Requirements:
Reproduce the first line and every line after it, exactly, through the one containing "ax.set_facecolor('white')". Leave out the rest.

>> BEGIN Supplied data

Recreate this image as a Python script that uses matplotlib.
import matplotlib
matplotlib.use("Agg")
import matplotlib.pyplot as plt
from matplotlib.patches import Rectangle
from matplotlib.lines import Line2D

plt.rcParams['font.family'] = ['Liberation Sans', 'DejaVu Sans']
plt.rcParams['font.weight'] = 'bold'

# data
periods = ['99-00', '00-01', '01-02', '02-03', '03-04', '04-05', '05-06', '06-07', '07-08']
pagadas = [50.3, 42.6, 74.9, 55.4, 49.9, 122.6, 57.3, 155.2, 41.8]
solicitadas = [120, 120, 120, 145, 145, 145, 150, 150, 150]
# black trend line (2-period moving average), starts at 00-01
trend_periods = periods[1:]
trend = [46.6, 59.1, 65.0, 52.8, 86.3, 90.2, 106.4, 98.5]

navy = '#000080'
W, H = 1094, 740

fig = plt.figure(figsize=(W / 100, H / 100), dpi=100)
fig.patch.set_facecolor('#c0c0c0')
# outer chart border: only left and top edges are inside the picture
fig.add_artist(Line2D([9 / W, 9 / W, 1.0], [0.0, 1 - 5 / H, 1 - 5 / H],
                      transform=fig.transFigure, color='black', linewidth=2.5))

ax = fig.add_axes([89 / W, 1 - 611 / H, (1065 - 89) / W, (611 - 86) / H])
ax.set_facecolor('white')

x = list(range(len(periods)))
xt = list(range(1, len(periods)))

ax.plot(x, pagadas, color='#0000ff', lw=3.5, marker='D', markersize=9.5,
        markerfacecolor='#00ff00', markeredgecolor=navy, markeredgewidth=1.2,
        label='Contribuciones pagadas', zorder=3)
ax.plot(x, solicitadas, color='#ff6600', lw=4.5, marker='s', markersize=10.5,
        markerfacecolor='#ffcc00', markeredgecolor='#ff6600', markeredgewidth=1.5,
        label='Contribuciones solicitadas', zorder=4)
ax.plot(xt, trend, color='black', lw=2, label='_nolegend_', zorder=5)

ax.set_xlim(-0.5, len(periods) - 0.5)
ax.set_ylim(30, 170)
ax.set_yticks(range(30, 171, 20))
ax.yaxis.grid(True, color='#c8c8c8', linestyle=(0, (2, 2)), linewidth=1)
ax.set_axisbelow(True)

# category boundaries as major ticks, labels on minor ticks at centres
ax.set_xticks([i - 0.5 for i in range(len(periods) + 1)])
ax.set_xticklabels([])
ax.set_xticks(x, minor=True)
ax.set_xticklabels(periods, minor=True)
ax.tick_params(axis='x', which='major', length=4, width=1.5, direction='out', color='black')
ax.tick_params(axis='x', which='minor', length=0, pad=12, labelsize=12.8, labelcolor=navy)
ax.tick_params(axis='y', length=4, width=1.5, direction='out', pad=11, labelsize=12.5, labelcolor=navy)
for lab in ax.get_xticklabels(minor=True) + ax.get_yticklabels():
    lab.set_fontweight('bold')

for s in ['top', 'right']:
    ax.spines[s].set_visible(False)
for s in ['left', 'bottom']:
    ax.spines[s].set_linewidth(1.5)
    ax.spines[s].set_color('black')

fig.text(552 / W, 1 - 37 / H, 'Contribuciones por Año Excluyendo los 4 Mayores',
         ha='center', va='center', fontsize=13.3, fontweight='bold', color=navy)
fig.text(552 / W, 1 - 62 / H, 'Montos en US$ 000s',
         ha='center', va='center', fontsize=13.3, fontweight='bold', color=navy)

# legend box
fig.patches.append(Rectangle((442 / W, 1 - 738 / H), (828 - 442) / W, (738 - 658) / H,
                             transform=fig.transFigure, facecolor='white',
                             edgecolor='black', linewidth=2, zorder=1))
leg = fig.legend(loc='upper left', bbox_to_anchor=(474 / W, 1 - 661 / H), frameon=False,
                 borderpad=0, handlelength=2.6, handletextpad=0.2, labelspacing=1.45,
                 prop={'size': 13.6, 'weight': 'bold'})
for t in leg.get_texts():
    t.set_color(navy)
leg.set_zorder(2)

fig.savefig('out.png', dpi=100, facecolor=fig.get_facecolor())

>> END Supplied data

Complete output:
Recreate this image as a Python script that uses matplotlib.
import matplotlib
matplotlib.use("Agg")
import matplotlib.pyplot as plt
from matplotlib.patches import Rectangle
from matplotlib.lines import Line2D

plt.rcParams['font.family'] = ['Liberation Sans', 'DejaVu Sans']
plt.rcParams['font.weight'] = 'bold'

# data
periods = ['99-00', '00-01', '01-02', '02-03', '03-04', '04-05', '05-06', '06-07', '07-08']
pagadas = [50.3, 42.6, 74.9, 55.4, 49.9, 122.6, 57.3, 155.2, 41.8]
solicitadas = [120, 120, 120, 145, 145, 145, 150, 150, 150]
# black trend line (2-period moving average), starts at 00-01
trend_periods = periods[1:]
trend = [46.6, 59.1, 65.0, 52.8, 86.3, 90.2, 106.4, 98.5]

navy = '#000080'
W, H = 1094, 740

fig = plt.figure(figsize=(W / 100, H / 100), dpi=100)
fig.patch.set_facecolor('#c0c0c0')
# outer chart border: only left and top edges are inside the picture
fig.add_artist(Line2D([9 / W, 9 / W, 1.0], [0.0, 1 - 5 / H, 1 - 5 / H],
                      transform=fig.transFigure, color='black', linewidth=2.5))

ax = fig.add_axes([89 / W, 1 - 611 / H, (1065 - 89) / W, (611 - 86) / H])
ax.set_facecolor('white')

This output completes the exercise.